The Price of Gasoline Doesn't Matter. Well, actually, the price of gasoline shouldn't matter. If you drive a car that gets 20 miles per gallon, and pay 2.00 dollars per gallon, your cost per gallon of gasoline is no different than if you drive a car that gets 50 miles per gallon and you are paying 5 dollars per gallon.
The problem has been in the lethargy with which our own economy, marketing, and personal preferences cause the increase in miles per gallon technology to barely increase over the past 20-30 years. New potential gas saving advancements are instead put into faster acceleration or more internal comfort for the passengers such as more 12 volt outputs to power television screens, improve air conditioning, add a better speaker system, keep the car more plush, or just larger and heavier than is necessary.
Just what is happening to the gasoline profits? Think about that for a moment. In a free market universe it's none of our business what the petroleum profiteer does. But what if the oil profiteer decided to make millions of hummers, sell them at a discount, and even offer 3 dollars off on a gallon of gas to every buyer of a hummer? While the odds are that won't happen, there are signs of it with these gas for only 2.99 guarantee offers if you basically buy a new gas guzzling car.
Could the argument be made that we no longer have a "free market society" if the amount of petroleum required for the planet's economy to run is more than can be supplied? Under those conditions, aren't urgent maneuvers the order of the day?
Not if you believe in let the market decide. At some point, the price of gas will become so high that other technologies will be developed. so just let the market decide.
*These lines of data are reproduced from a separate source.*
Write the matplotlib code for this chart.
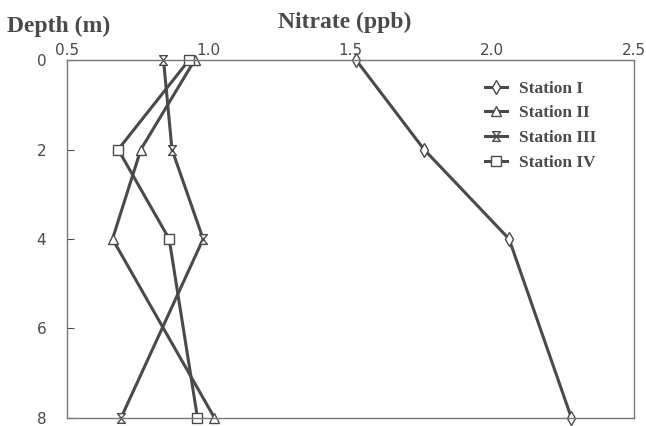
import matplotlib
matplotlib.use("Agg")
import matplotlib.pyplot as plt
from matplotlib.lines import Line2D
from matplotlib.path import Path

# depth (m) and nitrate (ppb) for each station
depth = [0, 2, 4, 8]
station_1 = [1.52, 1.76, 2.06, 2.28]
station_2 = [0.95, 0.76, 0.66, 1.02]
station_3 = [0.84, 0.87, 0.98, 0.69]
station_4 = [0.93, 0.68, 0.86, 0.96]
labels = ["Station I", "Station II", "Station III", "Station IV"]

x_ticks = [0.5, 1.0, 1.5, 2.0, 2.5]
y_ticks = [0, 2, 4, 6, 8]

col = "#4a4a4a"
serif = "Liberation Serif"
sans = "DejaVu Sans"

# hourglass marker for station III
hourglass = Path([(-0.8, 1), (0.8, 1), (-0.8, -1), (0.8, -1), (-0.8, 1)],
                 [Path.MOVETO, Path.LINETO, Path.LINETO, Path.LINETO, Path.CLOSEPOLY])

fig = plt.figure(figsize=(6.46, 4.26), dpi=100)
ax = fig.add_axes([0.104, 0.019, 0.877, 0.840])

mk = dict(color=col, lw=2.2, markersize=7, markerfacecolor="white",
          markeredgecolor=col, markeredgewidth=1.0, clip_on=False)

markers = ["d", "^", hourglass, "s"]
series = [station_1, station_2, station_3, station_4]
for vals, m in zip(series, markers):
    ax.plot(vals, depth, marker=m, **mk)

ax.set_xlim(0.5, 2.5)
ax.set_ylim(8, 0)
ax.xaxis.tick_top()
ax.set_xticks(x_ticks)
ax.set_xticklabels(["0.5", "1.0", "1.5", "2.0", "2.5"], fontfamily=sans, fontsize=11, color=col)
ax.set_yticks(y_ticks)
ax.set_yticklabels([str(v) for v in y_ticks], fontfamily=sans, fontsize=11, color=col)
ax.tick_params(axis="x", length=0, pad=1.5)
ax.tick_params(axis="y", direction="in", length=5, color=col, pad=15)
for s in ax.spines.values():
    s.set_color("#777777")
    s.set_linewidth(1.0)

fig.text(0.011, 0.925, "Depth (m)", fontfamily=serif, fontweight="bold", fontsize=17,
         color=col, va="baseline")
fig.text(0.534, 0.934, "Nitrate (ppb)", fontfamily=serif, fontweight="bold", fontsize=17,
         color=col, ha="center", va="baseline")

handles = [Line2D([], [], color=col, lw=2.2, marker=m, markersize=7, markerfacecolor="white",
                  markeredgecolor=col) for m in markers]
leg = ax.legend(handles, labels, loc="upper left", bbox_to_anchor=(0.737, 0.943), frameon=False,
                borderaxespad=0, borderpad=0,
                prop={"family": serif, "weight": "bold", "size": 12.5}, handlelength=1.3,
                handletextpad=0.7, labelspacing=0.49)
for t in leg.get_texts():
    t.set_color(col)

fig.savefig("out.png", dpi=100)
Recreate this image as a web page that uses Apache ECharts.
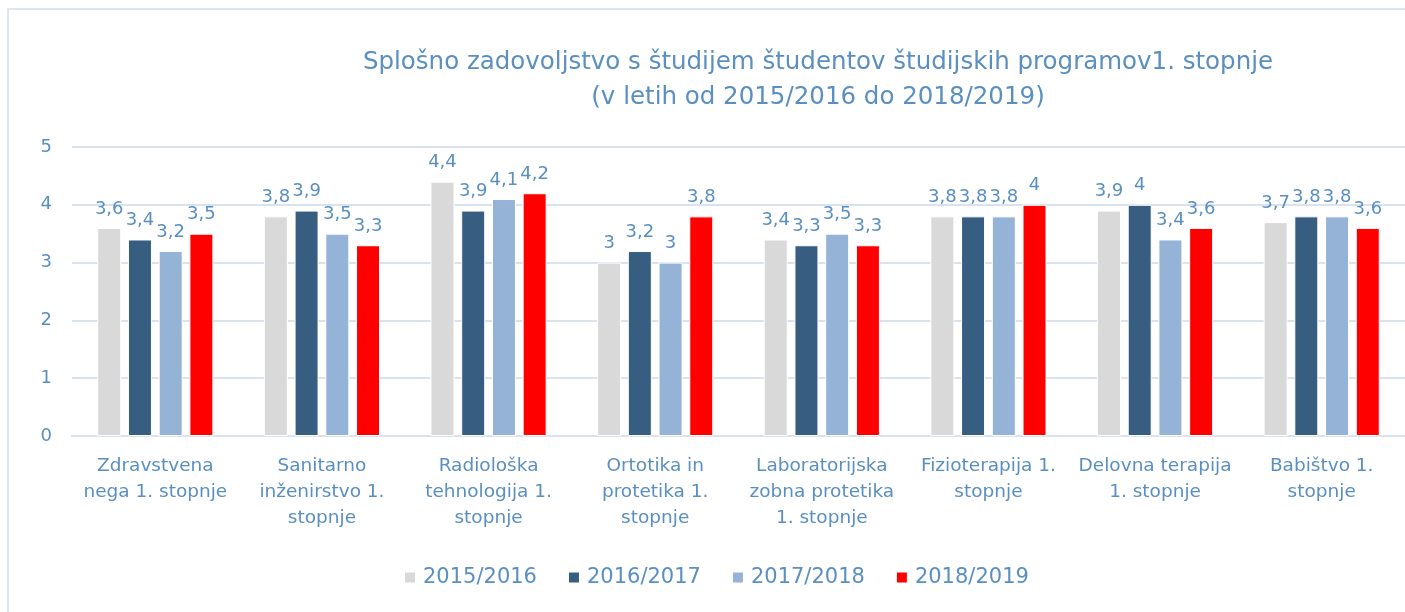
<!DOCTYPE html>
<html>
<head>
<meta charset="utf-8">
<script src="https://cdn.jsdelivr.net/npm/echarts@6/dist/echarts.min.js"></script>
<style>
  html, body { margin: 0; padding: 0; background: #fff; }
  #chart { width: 1405px; height: 612px; }
</style>
</head>
<body>
<div id="chart"></div>
<script>
const categories = [
  "Zdravstvena\nnega 1. stopnje",
  "Sanitarno\ninženirstvo 1.\nstopnje",
  "Radiološka\ntehnologija 1.\nstopnje",
  "Ortotika in\nprotetika 1.\nstopnje",
  "Laboratorijska\nzobna protetika\n1. stopnje",
  "Fizioterapija 1.\nstopnje",
  "Delovna terapija\n1. stopnje",
  "Babištvo 1.\nstopnje",
];
const years = ["2015/2016", "2016/2017", "2017/2018", "2018/2019"];
const y2015 = [3.6, 3.8, 4.4, 3.0, 3.4, 3.8, 3.9, 3.7];
const y2016 = [3.4, 3.9, 3.9, 3.2, 3.3, 3.8, 4.0, 3.8];
const y2017 = [3.2, 3.5, 4.1, 3.0, 3.5, 3.8, 3.4, 3.8];
const y2018 = [3.5, 3.3, 4.2, 3.8, 3.3, 4.0, 3.6, 3.6];

const colors = ["#d9d9d9", "#375d81", "#95b3d7", "#ff0000"];
const textColor = "#5a8fc2";
const font = "'DejaVu Sans', sans-serif";

const chart = echarts.init(document.getElementById("chart"));

const makeSeries = (name, data, i) => ({
  name,
  type: "bar",
  data,
  barWidth: 24,
  barGap: "28%",
  itemStyle: { color: colors[i], borderColor: "#fff", borderWidth: 1 },
  label: {
    show: true,
    position: "top",
    distance: 10,
    color: textColor,
    fontSize: 18,
    fontFamily: font,
    formatter: (p) => String(p.value).replace(".", ","),
  },
});

const option = {
  animation: false,
  color: colors,
  graphic: [
    {
      type: "rect",
      shape: { x: 8, y: 9, width: 1420, height: 620 },
      style: { fill: "none", stroke: "#dce6f0", lineWidth: 2 },
      silent: true,
    },
  ],
  title: {
    text: "Splošno zadovoljstvo s študijem študentov študijskih programov1. stopnje\n(v letih od 2015/2016 do 2018/2019)",
    left: 813,
    top: 40,
    textAlign: "center",
    textStyle: {
      color: textColor,
      fontSize: 24.5,
      fontWeight: "normal",
      fontFamily: font,
      lineHeight: 35,
    },
  },
  legend: {
    data: years,
    bottom: 19,
    left: 398,
    itemWidth: 12,
    itemHeight: 12,
    itemGap: 30,
    icon: "rect",
    textStyle: { color: textColor, fontSize: 21, fontFamily: font, padding: [0, 0, 0, 2] },
  },
  grid: {
    left: 72,
    top: 147,
    width: 1336,
    height: 289,
    containLabel: false,
  },
  xAxis: {
    type: "category",
    data: categories,
    axisLine: { lineStyle: { color: "#d9e3ee", width: 2 } },
    axisTick: { show: false },
    axisLabel: {
      color: textColor,
      fontSize: 18.5,
      fontFamily: font,
      lineHeight: 26,
      margin: 17,
      interval: 0,
    },
  },
  yAxis: {
    type: "value",
    min: 0,
    max: 5,
    interval: 1,
    axisLine: { show: false },
    axisTick: { show: false },
    splitLine: { lineStyle: { color: "#d9e3ee", width: 2 } },
    axisLabel: { color: textColor, fontSize: 18, fontFamily: font, margin: 20 },
  },
  series: [
    makeSeries(years[0], y2015, 0),
    makeSeries(years[1], y2016, 1),
    makeSeries(years[2], y2017, 2),
    makeSeries(years[3], y2018, 3),
  ],
};

chart.setOption(option);
window.addEventListener("resize", () => chart.resize());
</script>
</body>
</html>
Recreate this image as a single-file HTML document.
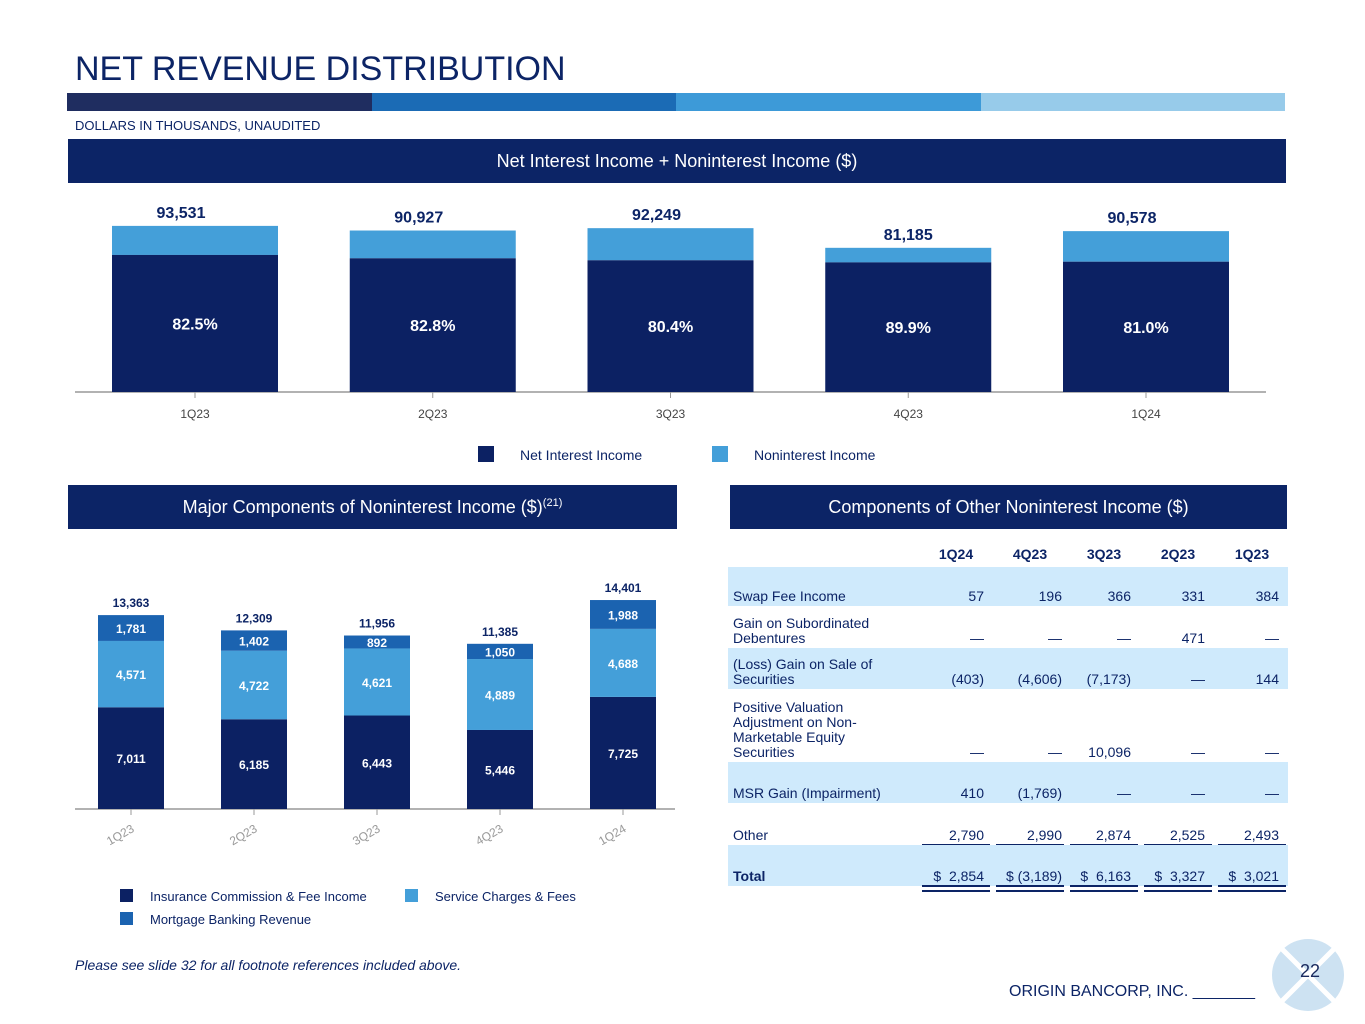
<!DOCTYPE html>
<html><head><meta charset="utf-8">
<style>
body{margin:0;width:1365px;height:1024px;background:#fff;font-family:"Liberation Sans",Arial,sans-serif;position:relative;overflow:hidden;color:#1a2a5e}
.abs{position:absolute}
.hdr{position:absolute;background:#0c2466;color:#fff;font-size:18px;text-align:center;line-height:44px}
.hdr sup{line-height:0;font-size:11px}
</style></head><body>
<div class="abs" style="left:75px;top:50px;font-size:34px;color:#0c2466">NET REVENUE DISTRIBUTION</div>
<div class="abs" style="left:67px;top:93px;width:1218px;height:18px;display:flex">
<div style="flex:1;background:#1f2d60"></div><div style="flex:1;background:#1b6bb5"></div><div style="flex:1;background:#3d9ad8"></div><div style="flex:1;background:#97cbea"></div></div>
<div class="abs" style="left:75px;top:118px;font-size:13px;color:#0c2466">DOLLARS IN THOUSANDS, UNAUDITED</div>
<div class="hdr" style="left:68px;top:139px;width:1218px;height:44px">Net Interest Income + Noninterest Income ($)</div>
<svg class="abs" id="topchart" style="left:0;top:190px" width="1365" height="290"></svg>
<div class="hdr" style="left:68px;top:485px;width:609px;height:44px">Major Components of Noninterest Income ($)<sup>(21)</sup></div>
<div class="hdr" style="left:730px;top:485px;width:557px;height:44px">Components of Other Noninterest Income ($)</div>
<svg class="abs" id="botchart" style="left:0;top:560px" width="700" height="380"></svg>
<div id="tbl" class="abs" style="left:728px;top:540px;width:560px;height:370px;font-size:14px;color:#0c2466"></div>
<div class="abs" style="left:75px;top:957px;font-size:14px;font-style:italic;color:#0c2466">Please see slide 32 for all footnote references included above.</div>
<div class="abs" style="left:1009px;top:983px;font-size:16px;color:#0c2466">ORIGIN BANCORP, INC. _______</div>
<svg class="abs" style="left:1270px;top:937px" width="76" height="76">
<circle cx="38" cy="38" r="36" fill="#cde2f2"/><line x1="12" y1="12" x2="64" y2="64" stroke="#fff" stroke-width="5"/><line x1="64" y1="12" x2="12" y2="64" stroke="#fff" stroke-width="5"/>
<text x="40" y="40" font-size="18" fill="#1a2a5e" text-anchor="middle" font-family="Liberation Sans">22</text></svg>
<script>
const topCats=["1Q23","2Q23","3Q23","4Q23","1Q24"];
const topTotals=[93531,90927,92249,81185,90578];
const topNiiPct=[82.5,82.8,80.4,89.9,81.0];
const botCats=["1Q23","2Q23","3Q23","4Q23","1Q24"];
const insurance=[7011,6185,6443,5446,7725];
const service=[4571,4722,4621,4889,4688];
const mortgage=[1781,1402,892,1050,1988];
const botTotals=[13363,12309,11956,11385,14401];
const tblCols=["1Q24","4Q23","3Q23","2Q23","1Q23"];
const tblLabels=["Swap Fee Income","Gain on Subordinated<br>Debentures","(Loss) Gain on Sale of<br>Securities","Positive Valuation<br>Adjustment on Non-<br>Marketable Equity<br>Securities","MSR Gain (Impairment)","Other","Total"];
const tblValues=[["57","196","366","331","384"],["—","—","—","471","—"],["(403)","(4,606)","(7,173)","—","144"],["—","—","10,096","—","—"],["410","(1,769)","—","—","—"],["2,790","2,990","2,874","2,525","2,493"],["$  2,854","$ (3,189)","$  6,163","$  3,327","$  3,021"]];
const NS="http://www.w3.org/2000/svg";
function mk(p,t,a,txt){const e=document.createElementNS(NS,t);for(const k in a)e.setAttribute(k,a[k]);if(txt!==undefined)e.textContent=txt;p.appendChild(e);return e;}
const topSvg=document.getElementById('topchart');
const tBase=202, tScale=0.001776, tw=166;
function tx(i){return 195+i*237.75;}
function ty(v){return tBase-v*tScale;}
mk(topSvg,'line',{x1:75,x2:1266,y1:tBase,y2:tBase,stroke:'#999','stroke-width':1.5});
topCats.forEach((c,i)=>{
  const nii=topTotals[i]*topNiiPct[i]/100;
  const r1=mk(topSvg,'rect',{x:tx(i)-tw/2,y:ty(topTotals[i]),width:tw,height:ty(nii)-ty(topTotals[i]),fill:'#449fd9'});
  
  
  const r2=mk(topSvg,'rect',{x:tx(i)-tw/2,y:ty(nii),width:tw,height:tBase-ty(nii),fill:'#0c2163'});
  
  
  mk(topSvg,'text',{x:tx(i),y:(ty(nii)+tBase)/2+6,fill:'#fff','font-size':16,'font-weight':'bold','text-anchor':'middle'},topNiiPct[i].toFixed(1)+'%');
  mk(topSvg,'text',{x:tx(i)-(i==3?0:14),y:ty(topTotals[i])-8,fill:'#0c2466','font-size':16,'font-weight':'bold','text-anchor':'middle'},topTotals[i].toLocaleString('en-US'));
  mk(topSvg,'line',{x1:tx(i),x2:tx(i),y1:tBase,y2:tBase+6,stroke:'#999'});
  mk(topSvg,'text',{x:tx(i),y:tBase+26,fill:'#444','font-size':12,'text-anchor':'middle'},c);
});
mk(topSvg,'rect',{x:478,y:256,width:16,height:16,fill:'#0c2163'});
mk(topSvg,'text',{x:520,y:270,'font-size':14,fill:'#0c2466'},'Net Interest Income');
mk(topSvg,'rect',{x:712,y:256,width:16,height:16,fill:'#449fd9'});
mk(topSvg,'text',{x:754,y:270,'font-size':14,fill:'#0c2466'},'Noninterest Income');
const botSvg=document.getElementById('botchart');
const bBase=249, bScale=0.01451, bw=66;
function bx(i){return 131+i*123;}
function by(v){return bBase-v*bScale;}
mk(botSvg,'line',{x1:75,x2:675,y1:bBase,y2:bBase,stroke:'#999','stroke-width':1.5});
botCats.forEach((c,i)=>{
  const segs=[[insurance[i],'#0c2163','insurance'],[service[i],'#449fd9','service'],[mortgage[i],'#1b63b0','mortgage']];
  let acc=0;
  segs.forEach(s=>{
    const y0=by(acc),y1=by(acc+s[0]);
    const r=mk(botSvg,'rect',{x:bx(i)-bw/2,y:y1,width:bw,height:y0-y1,fill:s[1]});
    
    
    mk(botSvg,'text',{x:bx(i),y:(y0+y1)/2+5,fill:'#fff','font-size':12,'font-weight':'bold','text-anchor':'middle'},s[0].toLocaleString('en-US'));
    acc+=s[0];
  });
  mk(botSvg,'text',{x:bx(i),y:by(botTotals[i])-8,fill:'#0c2466','font-size':12,'font-weight':'bold','text-anchor':'middle'},botTotals[i].toLocaleString('en-US'));
  mk(botSvg,'line',{x1:bx(i),x2:bx(i),y1:bBase,y2:bBase+6,stroke:'#999'});
  mk(botSvg,'text',{x:bx(i)+4,y:bBase+22,fill:'#999','font-size':12,'text-anchor':'end',transform:'rotate(-30 '+(bx(i)+4)+' '+(bBase+22)+')'},c);
});
mk(botSvg,'rect',{x:120,y:329,width:13,height:13,fill:'#0c2163'});
mk(botSvg,'text',{x:150,y:341,'font-size':13,fill:'#0c2466'},'Insurance Commission & Fee Income');
mk(botSvg,'rect',{x:405,y:329,width:13,height:13,fill:'#449fd9'});
mk(botSvg,'text',{x:435,y:341,'font-size':13,fill:'#0c2466'},'Service Charges & Fees');
mk(botSvg,'rect',{x:120,y:352,width:13,height:13,fill:'#1b63b0'});
mk(botSvg,'text',{x:150,y:364,'font-size':13,fill:'#0c2466'},'Mortgage Banking Revenue');
const tbl=document.getElementById('tbl');
const rowH=[39,42,41,73,41,42,41], colR=[256,334,403,477,551], colL=[194,268,342,416,490];
let h='<div style="position:absolute;top:6px;left:0;width:560px;height:20px">';
tblCols.forEach((c,j)=>{h+='<div style="position:absolute;left:'+colL[j]+'px;width:68px;text-align:center;font-weight:bold">'+c+'</div><div style="position:absolute;left:'+colL[j]+'px;width:68px;top:21px;border-top:2px solid #0c2466"></div>';});
h+='</div>';
let yy=27;
tblLabels.forEach((l,r)=>{
  const bg=r%2==0?'#cfeafc':'#fff';
  h+='<div style="position:absolute;left:0;top:'+yy+'px;width:560px;height:'+rowH[r]+'px;background:'+bg+'">';
  h+='<div style="position:absolute;left:5px;bottom:2px;line-height:15px;'+(r==6?'font-weight:bold':'')+'">'+l+'</div>';
  tblValues[r].forEach((v,j)=>{h+='<div style="position:absolute;right:'+(560-colR[j])+'px;bottom:2px;line-height:15px;white-space:pre">'+v+'</div>';});
  if(r==6){tblCols.forEach((c,j)=>{h+='<div style="position:absolute;left:'+colL[j]+'px;width:68px;bottom:-6px;height:3px;border-top:2px solid #0c2466;border-bottom:2px solid #0c2466"></div>';});}
  if(r==5){tblCols.forEach((c,j)=>{h+='<div style="position:absolute;left:'+colL[j]+'px;width:68px;bottom:-1px;border-top:2px solid #0c2466"></div>';});}
  h+='</div>';
  yy+=rowH[r];
});
tbl.innerHTML=h;
</script>
</body></html>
But there is a problem with that line of thinking.
If the oil profiteers choose to ignore the development of alternative energy technologies, they actually obstruct it's development. The obstruction comes in the form of purchasing existing, inefficient products that actually increase oil consumption! Anything short of investing ALL of the excess petroleum profits in alternative renewable energy products generated in one form or another by the sun, may be too little too late.
I believe we are in an "either you support alternative energy technologies, or you are against alternative energy technologies" mode, there is no in between. Fighting in Iraq to ensure stability so oil flows becomes a moot point if we don't accelerate our own fight for alternative energy development at a fater rate, especially when the amount of oil the military is using just to stay in Iraq is factored in.